**Problem statement:** Every line from the one holding "Write a Python" through the one holding "plt.rcParams['axes.unicode_minus'] = False" should be returned exactly, both included; the pictures should not.

**Input:**
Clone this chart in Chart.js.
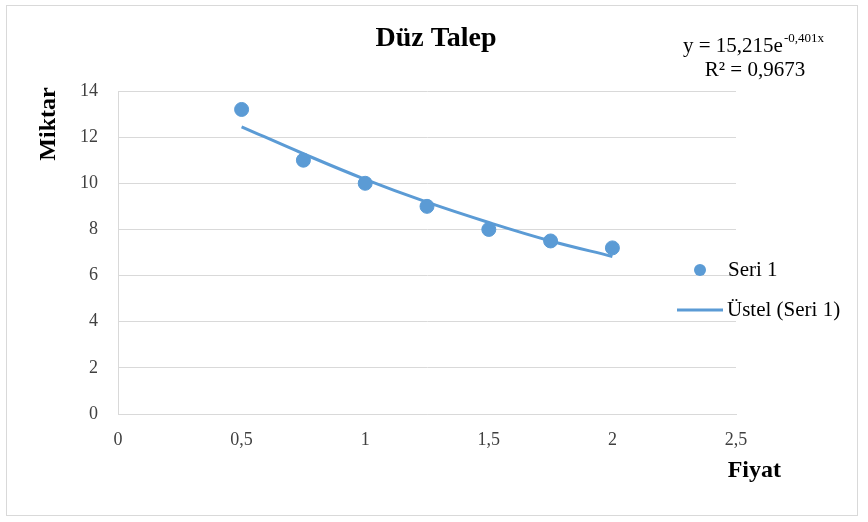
<!DOCTYPE html>
<html>
<head>
<meta charset="utf-8">
<script src="https://cdn.jsdelivr.net/npm/chart.js@4/dist/chart.umd.min.js"></script>
<style>
  html, body { margin: 0; padding: 0; background: #fff; }
  #wrap { position: relative; width: 868px; height: 522px; }
</style>
</head>
<body>
<div id="wrap"><canvas id="chart" width="868" height="522"></canvas></div>
<script>
const fiyat = [0.5, 0.75, 1, 1.25, 1.5, 1.75, 2];
const miktar = [13.2, 11.0, 10.0, 9.0, 8.0, 7.5, 7.2];
// trend line
const trend = [12.45, 11.28, 10.17, 9.18, 8.3, 7.5, 6.83];
const xTicks = [0, 0.5, 1, 1.5, 2, 2.5];
const yTicks = [0, 2, 4, 6, 8, 10, 12, 14];

const blue = "#5b9bd5";
const serif = "'Liberation Serif', 'Times New Roman', serif";

const extras = {
  id: "extras",
  afterDraw(chart) {
    const c = chart.ctx;
    c.save();
    // outer border
    c.strokeStyle = "#d9d9d9";
    c.lineWidth = 1;
    c.strokeRect(6.5, 5.5, 851, 510);

    c.fillStyle = "#000";
    c.textBaseline = "middle";
    // title
    c.font = "bold 28px " + serif;
    c.textAlign = "center";
    c.fillText("Düz Talep", 436, 39);

    // equation
    c.font = "21px " + serif;
    c.textAlign = "left";
    c.fillText("y = 15,215e", 683, 46);
    const w = c.measureText("y = 15,215e").width;
    c.font = "13px " + serif;
    c.fillText("-0,401x", 684 + w, 39);
    c.font = "21px " + serif;
    c.textAlign = "center";
    c.fillText("R² = 0,9673", 755, 70);

    // axis titles
    c.font = "bold 24px " + serif;
    c.textAlign = "right";
    c.fillText("Fiyat", 781, 471);
    c.save();
    c.translate(49, 124);
    c.rotate(-Math.PI / 2);
    c.textAlign = "center";
    c.fillText("Miktar", 0, 0);
    c.restore();

    // legend
    c.fillStyle = blue;
    c.beginPath();
    c.arc(700, 270, 6, 0, Math.PI * 2);
    c.fill();
    c.strokeStyle = blue;
    c.lineWidth = 3;
    c.beginPath();
    c.moveTo(677, 310);
    c.lineTo(723, 310);
    c.stroke();
    c.fillStyle = "#000";
    c.font = "21px " + serif;
    c.textAlign = "left";
    c.fillText("Seri 1", 728, 270);
    c.fillText("Üstel (Seri 1)", 727, 310);
    c.restore();
  }
};

new Chart(document.getElementById("chart"), {
  type: "scatter",
  data: {
    datasets: [
      {
        label: "Seri 1",
        data: fiyat.map((x, i) => ({ x: x, y: miktar[i] })),
        backgroundColor: blue,
        borderColor: blue,
        pointRadius: 7,
        pointHoverRadius: 7,
        order: 1
      },
      {
        label: "Üstel (Seri 1)",
        type: "line",
        data: fiyat.map((x, i) => ({ x: x, y: trend[i] })),
        borderColor: blue,
        borderWidth: 3,
        pointRadius: 0,
        tension: 0.4,
        fill: false,
        order: 2
      }
    ]
  },
  options: {
    responsive: false,
    animation: false,
    layout: { padding: { left: 0, top: 91, right: 132, bottom: 0 } },
    plugins: {
      legend: { display: false },
      title: { display: false },
      tooltip: { enabled: false }
    },
    scales: {
      x: {
        type: "linear",
        min: 0,
        max: 2.5,
        afterBuildTicks: (s) => { s.ticks = xTicks.map(v => ({ value: v })); },
        afterFit: (s) => { s.height = 108; },
        grid: { display: false, drawTicks: false },
        border: { display: true, color: "#d9d9d9", width: 1 },
        ticks: {
          padding: 15,
          color: "#404040",
          font: { family: serif, size: 18 },
          callback: (v) => String(v).replace(".", ",")
        }
      },
      y: {
        min: 0,
        max: 14,
        afterBuildTicks: (s) => { s.ticks = yTicks.map(v => ({ value: v })); },
        afterFit: (s) => { s.width = 118; },
        grid: { color: "#d9d9d9", drawTicks: false },
        border: { display: true, color: "#d9d9d9", width: 1 },
        ticks: {
          padding: 20,
          color: "#404040",
          font: { family: serif, size: 18 }
        }
      }
    }
  },
  plugins: [extras]
});
</script>
</body>
</html>
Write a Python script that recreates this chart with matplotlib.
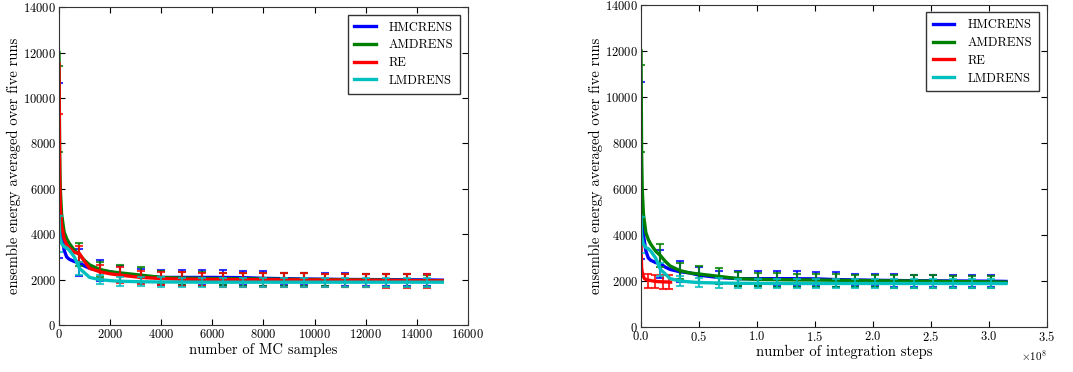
import numpy as np
import matplotlib
matplotlib.use("Agg")
import matplotlib.pyplot as plt

plt.rcParams['font.family'] = ['cmr10', 'DejaVu Serif']
plt.rcParams['mathtext.fontset'] = 'cm'
plt.rcParams['axes.formatter.use_mathtext'] = True
plt.rcParams['axes.unicode_minus'] = False

# mean ensemble energy (five runs) against MC samples
samples = np.array([0, 25, 50, 100, 200, 300, 400, 600, 800, 1000, 1200, 1600, 2000,
                    2400, 3200, 4000, 4800, 6000, 7200, 8000, 9600, 11200, 12800, 14400, 15000])
hmc_mean = [6800, 5200, 4600, 4000, 3300, 3000, 2900, 2800, 2750, 2600, 2500, 2400, 2350,
            2250, 2150, 2100, 2100, 2100, 2090, 2060, 2030, 2010, 2000, 1990, 1980]
amd_mean = [12000, 7500, 6000, 4900, 4100, 3800, 3600, 3300, 3100, 2850, 2650, 2450, 2350,
            2300, 2200, 2100, 2070, 2050, 2040, 2030, 2010, 2000, 1980, 1960, 1950]
re_mean = [11500, 6500, 5200, 4400, 3800, 3550, 3400, 3200, 3150, 2800, 2500, 2350, 2260,
           2200, 2100, 2050, 2020, 2010, 2000, 2000, 1990, 1980, 1970, 1950, 1950]
lmd_mean = [4800, 4000, 3800, 3600, 3450, 3400, 3300, 3000, 2500, 2300, 2100, 2000, 1960,
            1930, 1910, 1900, 1895, 1890, 1890, 1890, 1890, 1890, 1890, 1890, 1890]

# error bars every 800 samples
eb_samples = np.arange(0, 15000, 800)
hmc_eb = [6800, 2750, 2400, 2250, 2150, 2100, 2100, 2100, 2100, 2080, 2060, 2040, 2030, 2010, 2000, 2000, 1990, 1990, 1980]
hmc_err = [3850, 600, 450, 350, 300, 330, 320, 330, 320, 320, 330, 270, 270, 280, 280, 270, 270, 270, 260]
amd_eb = [9500, 3100, 2450, 2300, 2200, 2100, 2060, 2040, 2030, 2020, 2010, 2000, 2000, 1990, 1980, 1970, 1960, 1960, 1950]
amd_err = [1900, 500, 350, 350, 350, 300, 300, 300, 280, 280, 280, 280, 280, 280, 280, 270, 270, 270, 270]
re_eb = [7000, 3150, 2350, 2200, 2100, 2050, 2020, 2010, 2000, 2000, 1990, 1980, 1980, 1970, 1960, 1960, 1950, 1950, 1950]
re_err = [2300, 350, 300, 350, 300, 300, 300, 300, 300, 300, 300, 300, 300, 300, 300, 300, 300, 300, 300]
lmd_eb = [4000, 2500, 2000, 1930, 1910, 1900, 1890, 1890, 1890, 1890, 1890, 1890, 1890, 1890, 1890, 1890, 1890, 1890, 1890]
lmd_err = [800, 300, 200, 200, 200, 200, 200, 200, 200, 200, 200, 200, 200, 200, 200, 200, 200, 200, 200]

# integration steps per MC sample for the ensemble methods
steps_per_sample = 21000

# plain replica exchange in integration steps
re_steps = np.array([0, 0.002, 0.005, 0.01, 0.02, 0.03, 0.05, 0.1, 0.15, 0.2, 0.255]) * 1e8
re_steps_mean = [4000, 3200, 2600, 2400, 2200, 2100, 2050, 2000, 1970, 1960, 1950]
re_eb_steps = np.array([0.06, 0.125, 0.19, 0.245]) * 1e8
re_eb_steps_mean = [2000, 1980, 1960, 1950]
re_eb_steps_err = [300, 300, 300, 300]

labels = ['HMCRENS', 'AMDRENS', 'RE', 'LMDRENS']
colors = ['b', 'g', 'r', 'c']


def style_axes(ax, xlabel):
    ax.set_ylim(0, 14000)
    ax.set_xlabel(xlabel, fontsize=10.5, labelpad=1)
    ax.set_ylabel('ensemble energy averaged over five runs', fontsize=10.5, labelpad=2)
    ax.tick_params(direction='in', top=True, right=True, length=4, labelsize=9, pad=2)
    for s in ax.spines.values():
        s.set_color('#333333')
    leg = ax.legend(loc='upper right', fontsize=9, fancybox=False, edgecolor='black',
                    handlelength=1.7, handletextpad=1.05, borderpad=0.55,
                    borderaxespad=0.6, labelspacing=0.45)
    leg.get_frame().set_linewidth(1.0)


fig = plt.figure(figsize=(10.73, 3.72), dpi=100)
ax1 = fig.add_axes([0.055, 0.126, 0.381, 0.855])
ax2 = fig.add_axes([0.5974, 0.121, 0.378, 0.866])

left_lines = [hmc_mean, amd_mean, re_mean, lmd_mean]
left_eb = [(hmc_eb, hmc_err), (amd_eb, amd_err), (re_eb, re_err), (lmd_eb, lmd_err)]

for y, (m, e), c, lab in zip(left_lines, left_eb, colors, labels):
    ax1.plot(samples, y, color=c, lw=2.4, label=lab)
    ax1.errorbar(eb_samples, m, yerr=e, fmt='none', ecolor=c, elinewidth=1.5,
                 capsize=3, capthick=1.5, alpha=0.8)
ax1.set_xlim(0, 16000)
style_axes(ax1, 'number of MC samples')

for y, (m, e), c, lab in zip(left_lines, left_eb, colors, labels):
    if lab == 'RE':
        ax2.plot(re_steps, re_steps_mean, color=c, lw=2.4, label=lab)
        ax2.errorbar(re_eb_steps, re_eb_steps_mean, yerr=re_eb_steps_err, fmt='none',
                     ecolor=c, elinewidth=1.5, capsize=3, capthick=1.5, alpha=0.8)
    else:
        ax2.plot(samples * steps_per_sample, y, color=c, lw=2.4, label=lab)
        ax2.errorbar(eb_samples * steps_per_sample, m, yerr=e, fmt='none', ecolor=c,
                     elinewidth=1.5, capsize=3, capthick=1.5, alpha=0.8)
ax2.set_xlim(0, 3.5e8)
style_axes(ax2, 'number of integration steps')
ax2.xaxis.get_offset_text().set_fontsize(8)

fig.savefig('out.png', dpi=100)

**The response:**
Write a Python script that recreates this chart with matplotlib.
import numpy as np
import matplotlib
matplotlib.use("Agg")
import matplotlib.pyplot as plt

plt.rcParams['font.family'] = ['cmr10', 'DejaVu Serif']
plt.rcParams['mathtext.fontset'] = 'cm'
plt.rcParams['axes.formatter.use_mathtext'] = True
plt.rcParams['axes.unicode_minus'] = False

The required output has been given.